According to military historian Martin van Creveld, until the Kennedy administration the United States had deliberately ignored the nuclear program and assumed that Israel would keep its nuclear program secret. Kennedy, however, was no longer willing to tolerate an Israeli nuclear weapons program and the accompanying danger that other states might obtain the necessary know-how to build nuclear weapons. Thus, he said, U.S. policy had changed dramatically.

Before the first Israeli nuclear bomb was ready in 1967, on the eve of the Six-Day War, the Soviet Union, which was primarily concerned with preventing an Israeli bomb, and the Arab states had allied themselves. However, no one had expected the success of the Israeli preemptive attack on the Arab air force, so that the Soviet Union ultimately remained passive in the war. Then, in 1969, a secret agreement had been reached between Golda Meir and Richard Nixon in which the United States allowed Israel to be a nuclear power.

When Saddam Hussein bombed Israel with Scud missiles in 1991 in revenge for the attacks on Iraq, Israeli politicians used this as an opportunity to put Germany under moral pressure. The success of the strategy had been the delivery of three German submarines to Israel, of which only half a submarine had to be paid for. The submarines were immediately armed with nuclear cruise missiles. Avi Primor describes that despite all knowledge about Israeli nuclear bombs, the respective German governments always pretended that they did not exist.

The film claims that the Israeli nuclear weapons were also tabooed in Germany. The politician Karsten Voigt, who was foreign policy spokesman for the SPD at the time, states that the worst thing would have been to ask Israel and get an honest answer there - which is why the questions were not asked.
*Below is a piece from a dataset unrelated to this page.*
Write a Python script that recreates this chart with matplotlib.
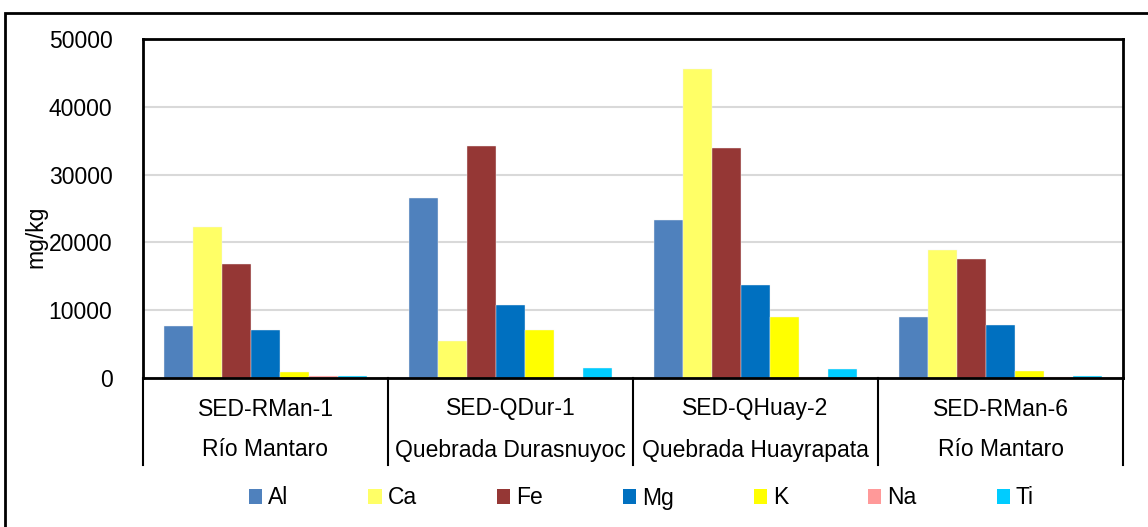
import matplotlib
matplotlib.use("Agg")
import matplotlib.pyplot as plt
from matplotlib.patches import Rectangle
from matplotlib.lines import Line2D
import numpy as np

plt.rcParams['font.family'] = ['Liberation Sans', 'DejaVu Sans']

samples = ["SED-RMan-1", "SED-QDur-1", "SED-QHuay-2", "SED-RMan-6"]
sites = ["Río Mantaro", "Quebrada Durasnuyoc", "Quebrada Huayrapata", "Río Mantaro"]
elements = ["Al", "Ca", "Fe", "Mg", "K", "Na", "Ti"]
colors = ["#4F81BD", "#FFFF66", "#953735", "#0070C0", "#FFFF00", "#FF9999", "#00CCFF"]

al = [7700, 26550, 23300, 9000]
ca = [22300, 5450, 45600, 18900]
fe = [16800, 34200, 33900, 17500]
mg = [7100, 10800, 13700, 7850]
k = [950, 7100, 9000, 1050]
na = [250, 150, 200, 200]
ti = [300, 1500, 1350, 250]
values = [al, ca, fe, mg, k, na, ti]

W, H = 1148, 527
fig = plt.figure(figsize=(W / 100, H / 100), dpi=100)
ax = fig.add_axes([143 / W, (H - 378) / H, (1123 - 143) / W, (378 - 39) / H])

n = len(elements)
bw = 0.118
x0 = np.arange(len(samples)) + 0.5
for i, (name, vals, c) in enumerate(zip(elements, values, colors)):
    ax.bar(x0 + (i - (n - 1) / 2) * bw, vals, width=bw, color=c, label=name,
           edgecolor="#F2F2F2", linewidth=0.3, zorder=3)

ax.set_xlim(0, len(samples))
ax.set_ylim(0, 50000)
ax.set_yticks(np.arange(0, 50001, 10000))
ax.yaxis.grid(True, color="#D9D9D9", linewidth=1.5, zorder=0)
ax.set_xticks([])
ax.tick_params(axis="y", length=0, pad=22, labelsize=16.5)
for s in ax.spines.values():
    s.set_linewidth(2)
    s.set_color("black")
    s.set_zorder(5)

# category table below the plot
trans = ax.get_xaxis_transform()
for i, (smp, site) in enumerate(zip(samples, sites)):
    ax.text(i + 0.5, -31 / 339, smp, transform=trans, ha="center", va="center", fontsize=16.5)
    ax.text(i + 0.5, -72 / 339, site, transform=trans, ha="center", va="center", fontsize=16.5)
for xb in range(len(samples) + 1):
    ax.add_line(Line2D([xb, xb], [0, -87 / 339], transform=trans, color="black",
                       linewidth=1.5, clip_on=False))

fig.text(36 / W, 1 - 237 / H, "mg/kg", rotation=90, ha="center", va="center", fontsize=16.5)

leg = fig.legend(loc="center left", bbox_to_anchor=(249 / W, 1 - 498 / H), ncol=7,
                 frameon=False, fontsize=16.5, handlelength=0.57, handleheight=0.6,
                 handletextpad=0.26, columnspacing=3.5, borderpad=0, borderaxespad=0)
for h in leg.legend_handles:
    h.set_edgecolor("none")

# outer frame
fig.patches.append(Rectangle((5 / W, -0.05), 1.1, 1 - 13 / H + 0.05, transform=fig.transFigure,
                             fill=False, edgecolor="black", linewidth=2, clip_on=False))

fig.savefig("out.png", dpi=100)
Nevertheless, it was clear to every politician involved in the matter that the German delivery would immediately be used by Israel for nuclear armament purposes, yet this was a point that no one wanted to think about in more detail.

The film ends with the thesis of the filmmakers that Israel is one of the largest nuclear powers, that it can attack targets worldwide, that it has obliged its citizens to remain silent, and that it thus withdraws its nuclear armament program from democratic control.